The couple pointed out that they, too, were its victims. It had cost them their barn and livestock, on which they had no insurance. In his affidavit, Daniel Sullivan stated that he had called on the family between eight thirty and nine o’clock but left as soon as he discovered they had gone to sleep. He spotted the fire from across DeKoven Street a short time later. He had tried to save the animals but the only one he could rescue was the calf. All three signed their statements with an X.
McDermott sent a note to the Tribune along with the affidavits. “A great deal has been published respecting the origin of the great fire,” he wrote, “which all reports have settled down on the head of a woman, or as the Times has it, an ‘Irish hag’ of 70 years of age.” Even if the O’Learys had in fact been blameworthy, “there was a great want of charity in the epithets used by the Times.” But in fact they were innocent. “The following facts [i.e., the accounts in the affidavits] are stubborn things, and will cause the public to look for the cause in other sources, and perhaps attribute it to the love of plunder, Divine wrath, etc.”
Crime and Punishment
We cannot be sure just what McDermott meant by his reference to “Divine wrath,” but many Americans understood experience generally and cataclysmic events in particular through a conceptual framework of sin and punishment.

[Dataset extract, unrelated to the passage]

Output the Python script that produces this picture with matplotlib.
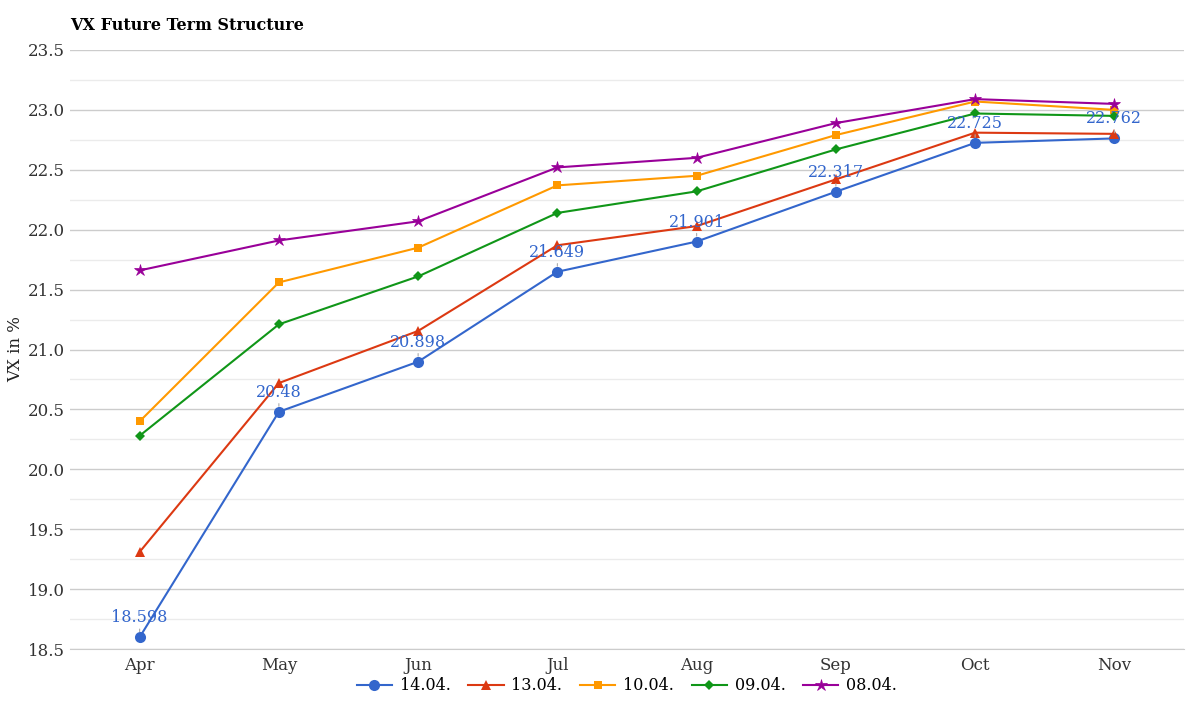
import matplotlib
matplotlib.use("Agg")
import matplotlib.pyplot as plt
from matplotlib.ticker import MultipleLocator

plt.rcParams['font.family'] = ['DejaVu Serif']

months = ["Apr", "May", "Jun", "Jul", "Aug", "Sep", "Oct", "Nov"]
s_1404 = [18.598, 20.48, 20.898, 21.649, 21.901, 22.317, 22.725, 22.762]
s_1304 = [19.31, 20.72, 21.155, 21.87, 22.03, 22.42, 22.81, 22.80]
s_1004 = [20.40, 21.56, 21.85, 22.37, 22.45, 22.79, 23.07, 23.00]
s_0904 = [20.28, 21.21, 21.61, 22.14, 22.32, 22.67, 22.97, 22.95]
s_0804 = [21.66, 21.91, 22.07, 22.52, 22.60, 22.89, 23.09, 23.05]
names = ["14.04.", "13.04.", "10.04.", "09.04.", "08.04."]

series = [s_1404, s_1304, s_1004, s_0904, s_0804]
colors = ["#3366cc", "#dc3912", "#ff9900", "#109618", "#990099"]
markers = ["o", "^", "s", "D", "*"]
msizes = [8, 6.5, 6, 5.5, 9]

fig = plt.figure(figsize=(12, 7.07), dpi=100)
ax = fig.add_axes([70/1200, 1-649/707, (1184-70)/1200, (649-50)/707])

x = list(range(len(months)))
for i, (s, c, m, ms, n) in enumerate(zip(series, colors, markers, msizes, names)):
    ax.plot(x, s, color=c, marker=m, markersize=ms, linewidth=1.5, label=n,
            zorder=3 + i, markeredgewidth=0 if m != "*" else 0.5, markeredgecolor=c)

for xi, v in zip(x, s_1404):
    ax.annotate(f"{v:g}", xy=(xi, v), xytext=(0, 14), textcoords="offset points",
                ha="center", va="center", color="#3366cc", fontsize=11.5, zorder=20,
                arrowprops=dict(arrowstyle="-", color="#aaaaaa", lw=0.8,
                                shrinkA=7, shrinkB=4))

ax.set_xlim(-0.5, 7.5)
ax.set_ylim(18.5, 23.5)
ax.set_xticks(x)
ax.set_xticklabels(months)
ax.yaxis.set_major_locator(MultipleLocator(0.5))
ax.yaxis.set_minor_locator(MultipleLocator(0.25))
ax.yaxis.set_major_formatter(matplotlib.ticker.FormatStrFormatter("%.1f"))
ax.grid(axis="y", which="major", color="#cccccc", linewidth=1)
ax.grid(axis="y", which="minor", color="#ebebeb", linewidth=1)
ax.set_axisbelow(True)
for sp in ["top", "right", "left"]:
    ax.spines[sp].set_visible(False)
ax.spines["bottom"].set_color("#cccccc")
ax.tick_params(axis="both", which="both", length=0, labelsize=12, colors="#333333")
ax.tick_params(axis="y", pad=4)
ax.tick_params(axis="x", pad=6)
ax.set_ylabel("VX in %", fontsize=12, color="#222222")
ax.yaxis.set_label_coords(-(70 - 24) / (1184 - 70), 0.5)

fig.text(70/1200, 1-26/707, "VX Future Term Structure", fontsize=11.5, fontweight="bold",
         ha="left", va="center", color="black")

ax.legend(loc="center", bbox_to_anchor=(0.5, -(686 - 649) / (649 - 50)), ncol=5, frameon=False,
          fontsize=11.5, handlelength=2.2, columnspacing=1.1, handletextpad=0.5)

fig.savefig("out.png", dpi=100)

Shortly after the fire, a few clergymen interpreted Chicago’s suffering as a straightforward example of Old Testament–style justice. The Reverend Edgar J. Goodspeed of the Second Baptist Church, author of those successively longer fire histories, read the disaster as God’s response to the city’s violations of the Sabbath, its drinking and materialism, and its profusion of theaters, brothels, and “gambling-hells.”
Granville Moody, a Methodist minister in Cincinnati, concurred. Moody was an unusually militant person. He joined the Union Army not as a chaplain but as commander of the Seventy-Fourth Ohio Volunteer Infantry, attaining the rank of brevet brigadier general. Afterward he returned to the pulpit with the imprint of the battlefield still on him. He viewed urban life as a constant clash between the armies of righteousness and evil. The fire was “a retributive judgment on a city which has shown such a devotion in its worship to the Golden Calf.”

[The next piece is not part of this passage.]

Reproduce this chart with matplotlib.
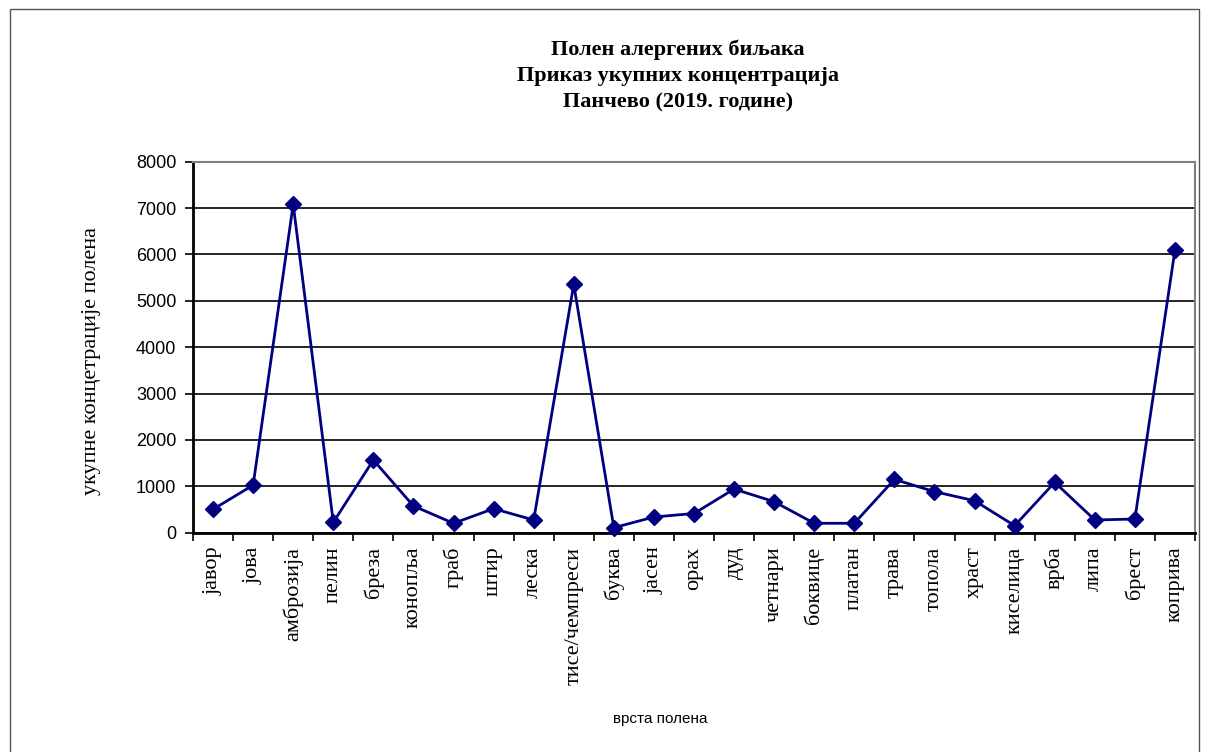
import matplotlib
matplotlib.use("Agg")
import matplotlib.pyplot as plt
from matplotlib.patches import Rectangle

categories = ["јавор", "јова", "амброзија", "пелин", "бреза", "конопља", "граб", "штир",
              "леска", "тисе/чемпреси", "буква", "јасен", "орах", "дуд", "четнари", "боквице",
              "платан", "трава", "топола", "храст", "киселица", "врба", "липа", "брест", "коприва"]
values = [505, 1025, 7080, 224, 1567, 576, 203, 518,
          274, 5355, 108, 339, 414, 942, 669, 203,
          203, 1150, 885, 690, 151, 1086, 274, 295, 6095]
yticks = [0, 1000, 2000, 3000, 4000, 5000, 6000, 7000, 8000]

title_lines = ["Полен алергених биљака", "Приказ укупних концентрација", "Панчево (2019. године)"]
ylabel = "укупне концетрације полена"
xlabel = "врста полена"

W, H = 1209, 752
fig = plt.figure(figsize=(W / 100, H / 100), dpi=100)
fig.patch.set_facecolor("white")

# outer chart border
fig.patches.append(Rectangle((10 / W, -0.05), (1199 - 10) / W, 1.05 - 9 / H,
                             transform=fig.transFigure, fill=False,
                             edgecolor="#555555", linewidth=1.0))

left, right, top, bottom = 193, 1195, 161.7, 532.7
ax = fig.add_axes([left / W, 1 - bottom / H, (right - left) / W, (bottom - top) / H])

x = list(range(len(categories)))
ax.plot(x, values, color="#000080", linewidth=2, marker="D", markersize=8,
        markerfacecolor="#000080", markeredgecolor="#000080", zorder=3, clip_on=False)

ax.set_xlim(-0.5, len(categories) - 0.5)
ax.set_ylim(0, 8000)
ax.set_yticks(yticks)
ax.set_yticklabels([str(v) for v in yticks], fontfamily="Liberation Sans", fontsize=13)
ax.yaxis.grid(True, color="black", linewidth=1.2)
ax.set_axisbelow(True)

ax.set_xticks(x)
ax.set_xticklabels(categories, rotation=90, fontfamily="Liberation Serif", fontsize=16)
ax.set_xticks([i - 0.5 for i in range(len(categories) + 1)], minor=True)
ax.tick_params(axis="x", which="major", length=0, pad=10)
ax.tick_params(axis="x", which="minor", length=6, width=1.2, direction="out")
ax.tick_params(axis="y", length=6, width=1.2, direction="out", pad=6)

for s in ["left", "bottom"]:
    ax.spines[s].set_color("black")
    ax.spines[s].set_linewidth(2)
for s in ["top", "right"]:
    ax.spines[s].set_color("#808080")
    ax.spines[s].set_linewidth(1.5)

fig.text(678 / W, 1 - 76 / H, "\n".join(title_lines), ha="center", va="center",
         fontfamily="Liberation Serif", fontweight="bold", fontsize=16, linespacing=1.42)
fig.text(92 / W, 1 - 361 / H, ylabel, rotation=90, ha="center", va="center",
         fontfamily="Liberation Serif", fontsize=16)
fig.text(660 / W, 1 - 719 / H, xlabel, ha="center", va="center",
         fontfamily="Liberation Sans", fontsize=11)

fig.savefig("out.png", dpi=100)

Even Mayor Roswell B. Mason nodded to this view in a proclamation that set aside Sunday, October 29, as “a special day of humiliation and prayer” in acknowledgment of “those past offenses against Almighty God, to which these severe afflictions were intended to lead our minds.”
Other believers preferred to envision the fire as the work of a loving God who, in spite of all the destruction, cared deeply for humankind. The most prominent spokesman for this outlook was the best known clergy man in the country, Congregationalist minister Henry Ward Beecher. Based in the Plymouth Church in Brooklyn, the fifty-eight-year-old Beecher spread his ideas nationally on the lecture circuit and in newspapers, magazines, and books.

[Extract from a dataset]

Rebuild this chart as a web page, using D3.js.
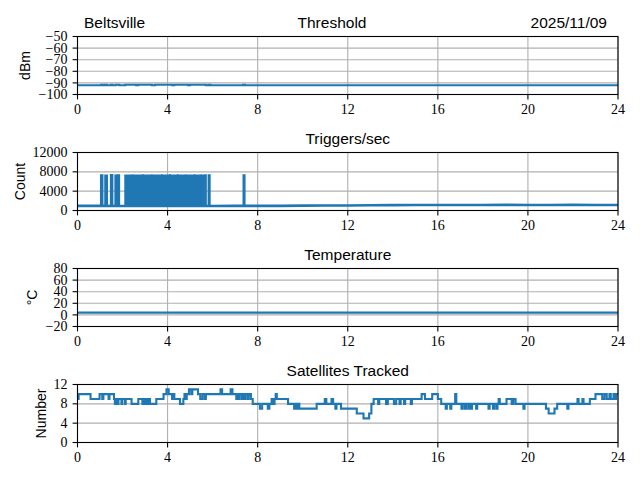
<!DOCTYPE html>
<html><head><meta charset="utf-8">
<script src="https://cdn.jsdelivr.net/npm/d3@7"></script>
<style>
html,body{margin:0;padding:0;background:#fff;}
svg{display:block;}
</style></head>
<body>
<svg id="c" width="640" height="480"></svg>
<script>
// ---------------- DATA ----------------
const xTicks = [0, 4, 8, 12, 16, 20, 24];
const titleLeft = "Beltsville";
const titleRight = "2025/11/09";
const panelTitles = ["Threshold", "Triggers/sec", "Temperature", "Satellites Tracked"];
const yLabels = ["dBm", "Count", "°C", "Number"];

const thresholdTicks = [-50, -60, -70, -80, -90, -100];
const triggerTicks = [0, 4000, 8000, 12000];
const temperatureTicks = [-20, 0, 20, 40, 60, 80];
const satelliteTicks = [0, 4, 8, 12];

// Threshold (dBm) vs hour
const thresholdSeries = [
  [0,-92],[1.05,-91.6],[1.12,-92],[1.22,-91.6],[1.3,-92],[1.48,-91.6],[1.55,-92],
  [1.7,-91.6],[1.85,-92],[2.12,-91.6],[2.6,-92],[2.7,-91.6],[3.3,-92],[3.45,-91.6],
  [4.2,-92],[4.3,-91.6],[4.9,-92],[5.0,-91.6],[5.7,-92],[5.82,-91.6],[5.9,-92],
  [7.36,-91.6],[7.44,-92],[24,-92]
];

// Triggers/sec baseline (hourly)
const triggerHours = [0,1,2,3,4,5,6,7,8,9,10,11,12,13,14,15,16,17,18,19,20,21,22,23,24];
const triggerBase  = [950,950,930,920,920,920,920,950,950,960,1000,1020,1050,1080,1120,1130,1150,1150,1150,1160,1150,1150,1160,1150,1150];
// Burst intervals: [start hour, end hour, peak count]
const triggerBursts = [
  [1.03,1.12,7350],[1.22,1.32,7300],[1.47,1.56,7400],[1.67,1.74,7300],[1.77,1.86,7350],
  [2.11,5.62,7300],[5.66,5.71,7350],[5.81,5.88,7350],[7.36,7.43,7350]
];
// Small over-shoots on the top edge of the dense burst
const burstPeaks = [
  [2.45,7450],[2.9,7500],[3.3,7450],[3.75,7500],[4.1,7550],[4.45,7500],[4.8,7450],[5.2,7500],[5.5,7450]
];

// Temperature (°C), hourly
const temperatureHours = [0,2,4,6,8,10,12,14,16,18,20,22,24];
const temperatureVals  = [4,4,4,4,4,4,4,4,4,4,4,4,4];

// Satellites tracked: [hour, count] (step changes)
const satelliteSeries = [
  [0,9],[0.05,10],[0.58,9],[0.98,10],[1.10,9],[1.15,10],[1.38,9],[1.42,10],[1.62,9],[1.66,8],
  [1.70,9],[1.78,8],[1.82,9],[1.95,8],[1.98,9],[2.10,8],[2.14,9],[2.40,8],[2.70,9],[2.88,8],
  [2.92,9],[3.00,8],[3.05,9],[3.10,8],[3.18,9],[3.22,8],[3.50,9],[3.82,10],[3.95,11],[4.05,10],
  [4.20,9],[4.25,10],[4.30,9],[4.55,8],[4.70,9],[4.75,10],[4.80,9],[4.85,10],[4.95,11],[5.05,10],
  [5.10,11],[5.35,10],[5.45,9],[5.55,10],[5.65,9],[5.70,10],[6.35,11],[6.42,10],[6.80,11],[6.88,10],
  [7.05,9],[7.08,10],[7.15,9],[7.20,10],[7.30,9],[7.35,10],[7.40,9],[7.45,10],[7.55,9],[7.60,10],
  [7.70,9],[7.78,8],[8.10,7],[8.20,8],[8.45,7],[8.52,8],[8.62,9],[8.70,8],[8.75,9],[8.80,10],
  [8.85,9],[9.35,8],[9.62,7],[9.68,8],[9.75,7],[9.80,8],[9.85,7],[10.62,8],[10.98,9],[11.05,8],
  [11.28,9],[11.35,8],[11.45,7],[11.50,8],[11.70,7],[12.40,6],[12.70,5],[12.95,6],[13.05,8],[13.15,9],
  [13.35,8],[13.40,9],[13.70,8],[13.78,9],[14.05,8],[14.15,9],[14.30,8],[14.35,9],[14.50,8],[14.55,9],
  [14.80,8],[14.85,9],[15.28,10],[15.43,9],[15.75,10],[16.00,9],[16.15,8],[16.35,7],[16.40,8],[16.55,7],
  [16.60,8],[16.77,10],[16.82,8],[17.05,7],[17.10,8],[17.20,7],[17.25,8],[17.35,7],[17.40,8],[17.45,7],
  [17.52,8],[17.70,7],[17.75,8],[18.25,7],[18.30,8],[18.45,7],[18.50,8],[18.60,7],[18.65,8],[18.70,9],
  [18.75,8],[19.05,9],[19.28,8],[19.35,9],[19.45,8],[19.80,7],[19.85,8],[20.80,7],[20.92,6],[21.18,7],
  [21.30,8],[21.75,7],[21.80,8],[22.20,9],[22.25,8],[22.42,9],[22.47,8],[22.75,9],[23.00,10],[23.30,9],
  [23.40,10],[23.50,9],[23.62,10],[23.68,9],[23.80,10],[23.85,9],[23.92,10],[24,10]
];

// ---------------- DRAW ----------------
const svg = d3.select("#c");
const BLUE = "#1f77b4";
const left = 77.5, right = 618;
const panelTops = [36.5, 152.5, 268.5, 384.5];
const panelH = 58;
const tickFont = "'Liberation Serif', 'DejaVu Serif', serif";
const sansFont = "'Liberation Sans', Arial, sans-serif";

const x = d3.scaleLinear().domain([0, 24]).range([left, right]);

const panels = [
  {domain:[-100,-50], ticks:thresholdTicks, ylabX:30},
  {domain:[0,12000], ticks:triggerTicks, ylabX:24.5},
  {domain:[-20,80], ticks:temperatureTicks, ylabX:37},
  {domain:[0,12], ticks:satelliteTicks, ylabX:46}
];

function fmt(v){ return (v < 0 ? "\u2212" + Math.abs(v) : String(v)); }

panels.forEach((p, i) => {
  const top = panelTops[i], bot = top + panelH;
  p.y = d3.scaleLinear().domain(p.domain).range([bot, top]);
  const g = svg.append("g");
  // clip
  svg.append("clipPath").attr("id","clip"+i).append("rect")
    .attr("x", left).attr("y", top).attr("width", right-left).attr("height", panelH);
  // grid
  g.selectAll(".gx").data(xTicks).enter().append("line")
    .attr("x1", d=>x(d)).attr("x2", d=>x(d)).attr("y1", top).attr("y2", bot)
    .attr("stroke","#b0b0b0").attr("stroke-width",1.1);
  g.selectAll(".gy").data(p.ticks).enter().append("line")
    .attr("x1", left).attr("x2", right).attr("y1", d=>p.y(d)).attr("y2", d=>p.y(d))
    .attr("stroke","#b0b0b0").attr("stroke-width",1.1);
  p.g = g;
  p.plot = svg.append("g").attr("clip-path","url(#clip"+i+")");
  p.top = top; p.bot = bot;
});

// Panel 1: threshold
{
  const p = panels[0];
  p.plot.append("path").datum(thresholdSeries)
    .attr("d", d3.line().x(d=>x(d[0])).y(d=>p.y(d[1])).curve(d3.curveStepAfter))
    .attr("fill","none").attr("stroke",BLUE).attr("stroke-width",2.1);
}
// Panel 2: triggers
{
  const p = panels[1];
  const baseAt = h => {
    const i = d3.bisectRight(triggerHours, h) - 1;
    const j = Math.min(i + 1, triggerHours.length - 1);
    const t = j === i ? 0 : (h - triggerHours[i]) / (triggerHours[j] - triggerHours[i]);
    return triggerBase[i] + (triggerBase[j] - triggerBase[i]) * t;
  };
  // bursts as filled blocks
  triggerBursts.forEach(b => {
    const pts = [[b[0], baseAt(b[0]), b[2]], [b[1], baseAt(b[1]), b[2]]];
    p.plot.append("path").datum(pts)
      .attr("d", d3.area().x(d=>x(d[0])).y0(d=>p.y(d[1])).y1(d=>p.y(d[2])))
      .attr("fill",BLUE).attr("stroke",BLUE).attr("stroke-width",1.5);
  });
  p.plot.selectAll(".pk").data(burstPeaks).enter().append("line")
    .attr("x1", d=>x(d[0])).attr("x2", d=>x(d[0]))
    .attr("y1", d=>p.y(7300)).attr("y2", d=>p.y(d[1]))
    .attr("stroke",BLUE).attr("stroke-width",1.5);
  const basePts = triggerHours.map((h,k)=>[h, triggerBase[k]]);
  p.plot.append("path").datum(basePts)
    .attr("d", d3.line().x(d=>x(d[0])).y(d=>p.y(d[1])))
    .attr("fill","none").attr("stroke",BLUE).attr("stroke-width",2.6);
}
// Panel 3: temperature
{
  const p = panels[2];
  const pts = temperatureHours.map((h,k)=>[h, temperatureVals[k]]);
  p.plot.append("path").datum(pts)
    .attr("d", d3.line().x(d=>x(d[0])).y(d=>p.y(d[1])))
    .attr("fill","none").attr("stroke",BLUE).attr("stroke-width",2.1);
}
// Panel 4: satellites
{
  const p = panels[3];
  p.plot.append("path").datum(satelliteSeries)
    .attr("d", d3.line().x(d=>x(d[0])).y(d=>p.y(d[1])).curve(d3.curveStepAfter))
    .attr("fill","none").attr("stroke",BLUE).attr("stroke-width",2.1);
}

// axes, spines, labels
panels.forEach((p, i) => {
  const top = p.top, bot = p.bot;
  const ax = svg.append("g");
  ax.append("rect").attr("x",left).attr("y",top).attr("width",right-left).attr("height",panelH)
    .attr("fill","none").attr("stroke","#000").attr("stroke-width",1.1);
  // x ticks
  ax.selectAll(".xt").data(xTicks).enter().append("line")
    .attr("x1", d=>x(d)).attr("x2", d=>x(d)).attr("y1", bot).attr("y2", bot+4.9)
    .attr("stroke","#000").attr("stroke-width",1.1);
  ax.selectAll(".xl").data(xTicks).enter().append("text")
    .attr("x", d=>x(d)).attr("y", bot+19.5).attr("text-anchor","middle")
    .attr("font-family", tickFont).attr("font-size", 14).text(d=>fmt(d));
  // y ticks
  ax.selectAll(".yt").data(p.ticks).enter().append("line")
    .attr("x1", left-4.9).attr("x2", left).attr("y1", d=>p.y(d)).attr("y2", d=>p.y(d))
    .attr("stroke","#000").attr("stroke-width",1.1);
  ax.selectAll(".yl").data(p.ticks).enter().append("text")
    .attr("x", 67.5).attr("y", d=>p.y(d)+4.6).attr("text-anchor","end")
    .attr("font-family", tickFont).attr("font-size", 14).text(d=>fmt(d));
  // ylabel
  ax.append("text").attr("transform", `translate(${p.ylabX},${(top+bot)/2}) rotate(-90)`)
    .attr("text-anchor","middle").attr("font-family", sansFont).attr("font-size", 14)
    .text(yLabels[i]);
  // title
  ax.append("text").attr("x", i===0 ? 332 : (left+right)/2).attr("y", top-8.5)
    .attr("text-anchor","middle").attr("font-family", sansFont).attr("font-size", 15.5)
    .text(panelTitles[i]);
});
svg.append("text").attr("x", 84).attr("y", panelTops[0]-8.5).attr("text-anchor","start")
  .attr("font-family", sansFont).attr("font-size", 15.5).text(titleLeft);
svg.append("text").attr("x", 607).attr("y", panelTops[0]-8.5).attr("text-anchor","end")
  .attr("font-family", sansFont).attr("font-size", 15.5).text(titleRight);
</script>
</body></html>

Beecher was the younger brother of Harriet Beecher Stowe, author of Uncle Tom’s Cabin, the extraordinarily popular 1852 novel credited with widening opposition to slavery and hastening the Civil War. Their late father Lyman Beecher had been another noted man of the cloth. Henry agreed with some of Lyman’s views, such as his father’s championing of temperance, but he saw God as far more compassionate.
Like many other ministers across the country, Beecher devoted his sermon the Sunday after the fire to the inferno that was the talk of the nation. Beecher took as his text “Thy judgments are a great deep,” from Psalm 36. He began by acknowledging that events like the fire raise the question of why God causes terrible things to happen that inflict as much pain on the upright as on the wicked. Beecher advised against expecting an answer to theological conundrums like this. “If you pursue them,” he warned, “that way lies atheism.”
Beecher did not concern himself with the story of the O’Learys, the cow, the broken lamp, or any other proximate cause of the fire. To him the most interesting aspect of the entire experience was what it revealed about one of the great issues of the day, urbanization, bundling under this heading the modern forms of communication on which the nation increasingly relied.
“This great national disaster is a revelation of the structure and function of cities in the organization of society,” he asserted. One could see this most clearly in the gloriously generous reaction to Chicago’s misfortune, a sign that so many people felt it personally. The wholehearted way humankind at large reacted to Chicago’s blow indicated that “a city is, for the time being, the point where God enthrones himself in wisdom and power.” No person could be a good citizen, patriot, or Christian who did not care about what happened in places like Chicago, on which every business’s prosperity and each family’s well-being depended.
Beecher urged his listeners and readers to embrace all the affirmative aspects of the fire. He admitted that there was nothing as hideous as the reports of crime, looting, and debauchery, but he noted how few such stories were in comparison to those of bravery and selflessness. Most wonderful of all was the current rush of support from around the country to the fallen city, overflowing as it was with “moral riches” as well as material ones.
Far from a visitation by an angry God, the fire was “a great national blessing” that demonstrated the triumph of selfless Christian love. The tragedy that leveled Chicago broke down existing divisions—from doctrinal differences between religious denominations to lingering bad feeling between Britain and the United States attributable to the former mother country’s support of the Confederacy—by reminding us of the sympathy all feel for suffering humanity. “We are richer to-day with Chicago burned, than we were last month with Chicago unburned,” Beecher declared, leading into a resounding double negative: “We could not have afforded not to have had her burned.”
In closing, Beecher looked his congregants in the eye and asked them directly for donations. A note to a published version of the sermon states they responded with $5,000 in pledges.